Let’s go through some common project types:
Proof of Concepts
Proof of concepts with throwaway code like hackathon projects do not need standards, they need to work by demo time.
Side Projects
Side projects with one or two developers that aren’t for commercial use or with intentions to scale out in the future – then you probably don’t need that strong of standards.
Small to Medium Projects
It’s difficult to size applications because they vary. I’d consider small projects to be a small To-do app similar to those used in many tutorials. Medium is decent-sized projects, but when compared to something like G-Mail or YouTube, they pale in comparison.
Large Projects or Highly Impactful Code
When working on a large product like MacOs or Android, working with many developers, and having a huge impact if a bug affects users, then you will want very high standards. Code should be rigorously reviewed and tested to make sure no impacts on the user will occur.
How can leaders use standards effectively
First and foremost, standards should be created by and for the current team.
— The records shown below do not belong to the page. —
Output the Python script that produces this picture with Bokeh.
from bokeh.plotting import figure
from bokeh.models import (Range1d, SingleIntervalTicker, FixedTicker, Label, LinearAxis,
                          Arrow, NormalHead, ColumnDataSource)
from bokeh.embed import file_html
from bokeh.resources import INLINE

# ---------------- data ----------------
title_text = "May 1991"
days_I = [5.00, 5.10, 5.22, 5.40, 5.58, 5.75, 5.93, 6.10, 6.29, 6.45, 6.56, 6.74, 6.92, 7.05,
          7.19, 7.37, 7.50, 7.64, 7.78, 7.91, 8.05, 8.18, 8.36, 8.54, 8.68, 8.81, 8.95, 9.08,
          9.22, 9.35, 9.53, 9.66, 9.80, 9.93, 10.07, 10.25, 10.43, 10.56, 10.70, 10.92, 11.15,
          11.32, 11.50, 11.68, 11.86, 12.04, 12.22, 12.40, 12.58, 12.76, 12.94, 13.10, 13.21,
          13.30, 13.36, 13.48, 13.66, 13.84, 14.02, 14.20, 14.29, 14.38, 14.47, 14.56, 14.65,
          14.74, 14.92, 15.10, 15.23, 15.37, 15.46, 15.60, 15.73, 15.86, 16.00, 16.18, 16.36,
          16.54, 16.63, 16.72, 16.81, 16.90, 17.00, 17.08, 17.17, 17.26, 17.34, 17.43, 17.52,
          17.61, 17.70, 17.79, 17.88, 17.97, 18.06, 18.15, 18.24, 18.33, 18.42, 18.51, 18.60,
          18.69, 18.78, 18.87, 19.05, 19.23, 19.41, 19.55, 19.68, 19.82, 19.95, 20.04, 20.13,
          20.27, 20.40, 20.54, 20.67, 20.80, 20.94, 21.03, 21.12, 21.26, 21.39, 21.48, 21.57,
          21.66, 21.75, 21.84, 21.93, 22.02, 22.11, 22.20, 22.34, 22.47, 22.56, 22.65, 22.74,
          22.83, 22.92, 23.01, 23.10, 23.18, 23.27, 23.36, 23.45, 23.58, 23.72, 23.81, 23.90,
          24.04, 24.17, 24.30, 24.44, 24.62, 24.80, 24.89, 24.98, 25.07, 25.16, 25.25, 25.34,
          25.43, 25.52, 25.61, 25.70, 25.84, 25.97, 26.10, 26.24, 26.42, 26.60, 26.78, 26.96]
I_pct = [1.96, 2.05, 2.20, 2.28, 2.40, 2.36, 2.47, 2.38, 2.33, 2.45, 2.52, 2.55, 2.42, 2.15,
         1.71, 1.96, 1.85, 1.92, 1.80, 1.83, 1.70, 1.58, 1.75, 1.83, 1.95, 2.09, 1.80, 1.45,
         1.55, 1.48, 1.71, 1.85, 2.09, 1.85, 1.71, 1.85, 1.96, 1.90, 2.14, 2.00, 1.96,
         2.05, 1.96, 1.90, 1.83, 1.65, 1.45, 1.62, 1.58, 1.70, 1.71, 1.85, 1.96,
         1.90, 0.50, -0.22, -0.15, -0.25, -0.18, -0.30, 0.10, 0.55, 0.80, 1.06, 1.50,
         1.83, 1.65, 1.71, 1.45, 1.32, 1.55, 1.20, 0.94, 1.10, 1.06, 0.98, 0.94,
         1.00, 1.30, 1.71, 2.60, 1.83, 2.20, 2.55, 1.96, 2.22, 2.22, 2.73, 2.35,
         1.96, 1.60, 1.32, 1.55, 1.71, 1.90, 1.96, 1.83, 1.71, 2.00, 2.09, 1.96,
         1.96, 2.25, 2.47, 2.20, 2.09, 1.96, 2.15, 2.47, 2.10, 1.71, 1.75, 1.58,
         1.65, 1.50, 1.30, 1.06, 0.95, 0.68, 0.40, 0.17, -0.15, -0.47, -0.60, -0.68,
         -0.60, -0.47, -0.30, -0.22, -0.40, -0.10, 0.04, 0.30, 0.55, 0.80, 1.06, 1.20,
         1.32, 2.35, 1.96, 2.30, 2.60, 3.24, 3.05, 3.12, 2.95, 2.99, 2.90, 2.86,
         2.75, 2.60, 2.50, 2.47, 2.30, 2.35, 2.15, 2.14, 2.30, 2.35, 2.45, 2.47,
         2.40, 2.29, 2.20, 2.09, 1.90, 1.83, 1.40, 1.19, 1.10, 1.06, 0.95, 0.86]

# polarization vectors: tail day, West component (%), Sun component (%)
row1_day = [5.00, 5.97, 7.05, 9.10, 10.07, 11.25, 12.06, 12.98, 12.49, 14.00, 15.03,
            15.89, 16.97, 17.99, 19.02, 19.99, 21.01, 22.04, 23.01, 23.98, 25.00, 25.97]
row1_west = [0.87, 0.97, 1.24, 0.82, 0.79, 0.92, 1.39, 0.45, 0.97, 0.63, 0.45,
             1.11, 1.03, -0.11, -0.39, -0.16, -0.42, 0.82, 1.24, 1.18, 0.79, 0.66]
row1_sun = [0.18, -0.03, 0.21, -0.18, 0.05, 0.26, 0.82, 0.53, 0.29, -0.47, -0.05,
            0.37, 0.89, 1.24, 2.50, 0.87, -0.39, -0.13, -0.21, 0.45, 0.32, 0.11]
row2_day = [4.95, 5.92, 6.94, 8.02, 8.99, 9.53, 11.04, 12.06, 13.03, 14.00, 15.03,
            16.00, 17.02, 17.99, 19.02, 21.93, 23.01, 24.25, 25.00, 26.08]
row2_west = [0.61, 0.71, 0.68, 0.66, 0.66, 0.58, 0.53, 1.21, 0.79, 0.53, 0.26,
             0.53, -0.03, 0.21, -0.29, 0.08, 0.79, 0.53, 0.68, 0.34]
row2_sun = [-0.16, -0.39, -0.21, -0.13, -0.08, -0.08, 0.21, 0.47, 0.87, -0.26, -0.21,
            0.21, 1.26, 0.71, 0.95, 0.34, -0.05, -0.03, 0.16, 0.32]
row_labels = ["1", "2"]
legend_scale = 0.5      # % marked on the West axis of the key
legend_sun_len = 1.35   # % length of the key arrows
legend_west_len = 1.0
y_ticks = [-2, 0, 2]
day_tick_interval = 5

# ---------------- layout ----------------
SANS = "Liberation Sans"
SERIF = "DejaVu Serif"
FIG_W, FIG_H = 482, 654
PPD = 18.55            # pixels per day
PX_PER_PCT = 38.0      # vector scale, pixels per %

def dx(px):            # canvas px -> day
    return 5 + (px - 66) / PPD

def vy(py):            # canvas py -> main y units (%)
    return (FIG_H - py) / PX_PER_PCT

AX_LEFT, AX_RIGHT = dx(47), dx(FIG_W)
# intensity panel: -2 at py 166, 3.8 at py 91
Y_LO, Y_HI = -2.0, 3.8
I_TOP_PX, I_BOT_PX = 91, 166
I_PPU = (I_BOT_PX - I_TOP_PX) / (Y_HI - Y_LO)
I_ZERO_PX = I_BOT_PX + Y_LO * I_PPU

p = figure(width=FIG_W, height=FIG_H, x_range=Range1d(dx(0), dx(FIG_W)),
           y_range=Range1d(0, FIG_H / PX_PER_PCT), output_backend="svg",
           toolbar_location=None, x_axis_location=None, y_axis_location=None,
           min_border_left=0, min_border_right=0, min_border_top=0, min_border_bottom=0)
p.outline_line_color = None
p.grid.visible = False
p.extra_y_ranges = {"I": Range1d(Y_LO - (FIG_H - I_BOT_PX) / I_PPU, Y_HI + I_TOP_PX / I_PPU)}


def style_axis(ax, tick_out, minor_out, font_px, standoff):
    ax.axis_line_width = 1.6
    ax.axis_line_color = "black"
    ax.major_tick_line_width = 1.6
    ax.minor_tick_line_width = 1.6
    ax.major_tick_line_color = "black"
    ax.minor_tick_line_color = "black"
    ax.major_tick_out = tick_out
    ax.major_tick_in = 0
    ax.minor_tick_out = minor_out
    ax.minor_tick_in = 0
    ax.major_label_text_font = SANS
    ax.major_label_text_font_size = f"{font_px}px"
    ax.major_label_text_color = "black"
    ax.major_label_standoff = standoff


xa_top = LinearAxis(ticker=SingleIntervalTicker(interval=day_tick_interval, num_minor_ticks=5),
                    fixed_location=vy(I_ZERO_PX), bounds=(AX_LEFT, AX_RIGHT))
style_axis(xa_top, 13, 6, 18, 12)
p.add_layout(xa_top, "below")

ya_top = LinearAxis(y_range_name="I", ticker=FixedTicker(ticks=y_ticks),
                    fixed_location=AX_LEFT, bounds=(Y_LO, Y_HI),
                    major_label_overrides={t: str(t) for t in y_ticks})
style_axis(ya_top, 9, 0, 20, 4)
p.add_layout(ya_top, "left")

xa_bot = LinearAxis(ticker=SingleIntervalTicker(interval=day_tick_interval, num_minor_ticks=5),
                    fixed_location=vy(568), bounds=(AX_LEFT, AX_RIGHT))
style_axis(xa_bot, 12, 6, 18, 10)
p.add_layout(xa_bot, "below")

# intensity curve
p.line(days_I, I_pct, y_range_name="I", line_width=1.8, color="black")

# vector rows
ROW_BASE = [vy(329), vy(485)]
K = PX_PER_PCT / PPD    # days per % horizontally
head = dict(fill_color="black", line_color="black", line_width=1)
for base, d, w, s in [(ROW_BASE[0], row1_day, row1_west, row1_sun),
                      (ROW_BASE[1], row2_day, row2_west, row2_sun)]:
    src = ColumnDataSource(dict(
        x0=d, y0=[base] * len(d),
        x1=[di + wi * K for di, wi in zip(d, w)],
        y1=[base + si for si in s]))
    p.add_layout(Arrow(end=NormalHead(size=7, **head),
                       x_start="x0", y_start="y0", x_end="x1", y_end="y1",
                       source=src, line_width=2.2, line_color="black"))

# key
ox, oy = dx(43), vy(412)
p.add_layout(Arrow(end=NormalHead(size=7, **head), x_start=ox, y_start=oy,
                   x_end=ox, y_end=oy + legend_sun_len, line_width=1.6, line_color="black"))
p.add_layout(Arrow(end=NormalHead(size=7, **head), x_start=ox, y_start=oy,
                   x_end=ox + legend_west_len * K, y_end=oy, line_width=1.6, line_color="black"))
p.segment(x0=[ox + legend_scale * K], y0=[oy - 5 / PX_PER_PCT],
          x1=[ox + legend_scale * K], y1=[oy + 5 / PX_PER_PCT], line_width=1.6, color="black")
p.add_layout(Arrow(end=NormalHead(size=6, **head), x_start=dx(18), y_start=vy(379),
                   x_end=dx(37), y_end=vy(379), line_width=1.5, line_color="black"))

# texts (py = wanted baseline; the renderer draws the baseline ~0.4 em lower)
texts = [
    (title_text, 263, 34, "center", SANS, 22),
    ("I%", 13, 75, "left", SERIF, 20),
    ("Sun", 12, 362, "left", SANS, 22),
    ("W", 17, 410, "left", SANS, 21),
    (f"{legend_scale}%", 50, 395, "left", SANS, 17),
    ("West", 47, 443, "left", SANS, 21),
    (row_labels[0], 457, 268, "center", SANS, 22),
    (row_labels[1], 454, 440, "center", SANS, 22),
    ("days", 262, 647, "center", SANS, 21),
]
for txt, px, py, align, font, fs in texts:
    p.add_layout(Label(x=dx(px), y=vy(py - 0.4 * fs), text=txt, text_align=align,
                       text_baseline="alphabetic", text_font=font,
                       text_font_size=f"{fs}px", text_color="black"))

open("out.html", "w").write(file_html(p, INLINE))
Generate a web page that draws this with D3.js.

If people leave, or new members join, the standards should be reviewed and accepted again. I believe that similarly to Coach K having a new team each year (even though many players are returners), development teams should follow his lead.
Strong principles help drive decision-making based on outcomes instead of opinions because many times results can be measured and objectively decided upon based on those fundamental ideas to uphold.
Teams are able to accomplish so much together that individuals would not be able to.
By having stronger team bonds that we hold each other too, the team works better together and each individual feels part of something bigger than themselves – not only is this inspirational in of itself – but additionally, it helps us work well together!
Leaders should facilitate authoring standards for their teams, doing their best to uphold and evolve them appropriately over time.
If Coach K believes standards are important for winning championships, I believe that standards are important for delivering products that help change the world.